THE PROBLEM
Reproduce all the lines below exactly and omit the images.

-=-=-=-=-

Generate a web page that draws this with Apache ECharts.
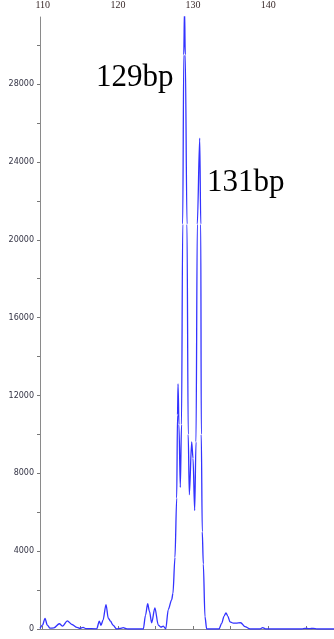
<!DOCTYPE html>
<html><head><meta charset="utf-8">
<script src="https://cdn.jsdelivr.net/npm/echarts@6/dist/echarts.min.js"></script>
<style>html,body{margin:0;padding:0;background:#fff}#c{width:334px;height:639px}</style>
</head><body><div id="c"></div>
<script>
// fragment size (bp) and signal intensity
const bpValues = [109.64,109.97,110.31,110.61,110.97,111.50,112.21,112.66,113.27,113.89,114.56,114.96,115.36,115.76,117.18,117.53,117.75,118.02,118.42,118.72,119.02,119.35,119.84,120.28,120.72,121.08,121.34,123.38,123.67,123.96,124.20,124.49,124.92,125.37,125.73,126.04,126.36,126.70,127.15,127.32,127.59,127.82,127.93,128.00,128.12,128.30,128.46,128.62,128.76,128.86,128.96,129.19,129.35,129.50,129.81,129.99,130.21,130.39,130.56,130.88,131.02,131.09,131.22,131.36,131.58,131.81,133.44,133.80,134.11,134.37,134.63,134.91,135.35,135.70,136.33,136.90,137.57,138.90,139.26,139.69,144.48,144.88,145.45,145.98,146.48,148.74];
const signal   = [30,200,545,200,40,60,270,150,420,230,80,30,80,20,10,400,190,450,1255,560,400,200,0,30,70,20,0,0,700,1300,900,320,1085,200,100,150,0,1000,1500,1830,3680,6730,11000,12590,10500,7280,10500,20800,29500,31900,29500,20800,10000,6900,9620,8770,6090,9620,20800,25230,20800,10000,5000,3340,630,0,0,290,650,830,650,370,300,300,320,120,0,0,70,0,0,35,15,35,0,0];
const xTickValues = [110,115,120,125,130,135,140,145];
const xLabelValues = [110,120,130,140];
const yTickValues = [0,2000,4000,6000,8000,10000,12000,14000,16000,18000,20000,22000,24000,26000,28000,30000];
const yLabelValues = [0,4000,8000,12000,16000,20000,24000,28000];
const peakLabels = ['129bp','131bp'];

const chart = echarts.init(document.getElementById('c'), null, {renderer:'canvas'});
chart.setOption({
  animation:false,
  grid:{left:40,right:0,top:11,bottom:10,containLabel:false},
  xAxis:{type:'value',position:'top',min:109.64,max:148.74,
    axisLine:{show:true,lineStyle:{color:'#8a8a8a',width:1}},
    axisTick:{show:true,length:3,customValues:xTickValues,lineStyle:{color:'#777'}},
    axisLabel:{customValues:xLabelValues,margin:7,fontFamily:'Liberation Serif',fontSize:10,color:'#3a2a2a',formatter:v=>String(v)},
    splitLine:{show:false}},
  yAxis:{type:'value',min:0,max:31450,
    axisLine:{show:true,lineStyle:{color:'#8a8a8a',width:1}},
    axisTick:{show:true,length:3,customValues:yTickValues,lineStyle:{color:'#777'}},
    axisLabel:{customValues:yLabelValues,margin:6,fontFamily:'DejaVu Sans',fontSize:8,color:'#333344',formatter:v=>String(v)},
    splitLine:{show:false}},
  series:[{type:'line',data:bpValues.map((x,i)=>[x,signal[i]]),showSymbol:false,
    smooth:0.3,smoothMonotone:'x',clip:true,
    lineStyle:{color:'#3333ff',width:1.3}}],
  graphic:[
    {type:'text',left:96,top:62,style:{text:peakLabels[0],font:'31px "Liberation Serif"',fill:'#000'}},
    {type:'text',left:207,top:167,style:{text:peakLabels[1],font:'31px "Liberation Serif"',fill:'#000'}}
  ]
});
</script></body></html>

-=-=-=-=-

PROBLEM SOLUTION
Generate a web page that draws this with Apache ECharts.
<!DOCTYPE html>
<html><head><meta charset="utf-8">
<script src="https://cdn.jsdelivr.net/npm/echarts@6/dist/echarts.min.js"></script>
<style>html,body{margin:0;padding:0;background:#fff}#c{width:334px;height:639px}</style>
</head><body><div id="c"></div>
<script>
// fragment size (bp) and signal intensity
const bpValues = [109.64,109.97,110.31,110.61,110.97,111.50,112.21,112.66,113.27,113.89,114.56,114.96,115.36,115.76,117.18,117.53,117.75,118.02,118.42,118.72,119.02,119.35,119.84,120.28,120.72,121.08,121.34,123.38,123.67,123.96,124.20,124.49,124.92,125.37,125.73,126.04,126.36,126.70,127.15,127.32,127.59,127.82,127.93,128.00,128.12,128.30,128.46,128.62,128.76,128.86,128.96,129.19,129.35,129.50,129.81,129.99,130.21,130.39,130.56,130.88,131.02,131.09,131.22,131.36,131.58,131.81,133.44,133.80,134.11,134.37,134.63,134.91,135.35,135.70,136.33,136.90,137.57,138.90,139.26,139.69,144.48,144.88,145.45,145.98,146.48,148.74];
const signal   = [30,200,545,200,40,60,270,150,420,230,80,30,80,20,10,400,190,450,1255,560,400,200,0,30,70,20,0,0,700,1300,900,320,1085,200,100,150,0,1000,1500,1830,3680,6730,11000,12590,10500,7280,10500,20800,29500,31900,29500,20800,10000,6900,9620,8770,6090,9620,20800,25230,20800,10000,5000,3340,630,0,0,290,650,830,650,370,300,300,320,120,0,0,70,0,0,35,15,35,0,0];
const xTickValues = [110,115,120,125,130,135,140,145];
const xLabelValues = [110,120,130,140];
const yTickValues = [0,2000,4000,6000,8000,10000,12000,14000,16000,18000,20000,22000,24000,26000,28000,30000];
const yLabelValues = [0,4000,8000,12000,16000,20000,24000,28000];
const peakLabels = ['129bp','131bp'];

const chart = echarts.init(document.getElementById('c'), null, {renderer:'canvas'});
chart.setOption({
  animation:false,
  grid:{left:40,right:0,top:11,bottom:10,containLabel:false},
  xAxis:{type:'value',position:'top',min:109.64,max:148.74,
    axisLine:{show:true,lineStyle:{color:'#8a8a8a',width:1}},
    axisTick:{show:true,length:3,customValues:xTickValues,lineStyle:{color:'#777'}},
    axisLabel:{customValues:xLabelValues,margin:7,fontFamily:'Liberation Serif',fontSize:10,color:'#3a2a2a',formatter:v=>String(v)},
    splitLine:{show:false}},
  yAxis:{type:'value',min:0,max:31450,
    axisLine:{show:true,lineStyle:{color:'#8a8a8a',width:1}},
    axisTick:{show:true,length:3,customValues:yTickValues,lineStyle:{color:'#777'}},
    axisLabel:{customValues:yLabelValues,margin:6,fontFamily:'DejaVu Sans',fontSize:8,color:'#333344',formatter:v=>String(v)},
    splitLine:{show:false}},
  series:[{type:'line',data:bpValues.map((x,i)=>[x,signal[i]]),showSymbol:false,
    smooth:0.3,smoothMonotone:'x',clip:true,
    lineStyle:{color:'#3333ff',width:1.3}}],
  graphic:[
    {type:'text',left:96,top:62,style:{text:peakLabels[0],font:'31px "Liberation Serif"',fill:'#000'}},
    {type:'text',left:207,top:167,style:{text:peakLabels[1],font:'31px "Liberation Serif"',fill:'#000'}}
  ]
});
</script></body></html>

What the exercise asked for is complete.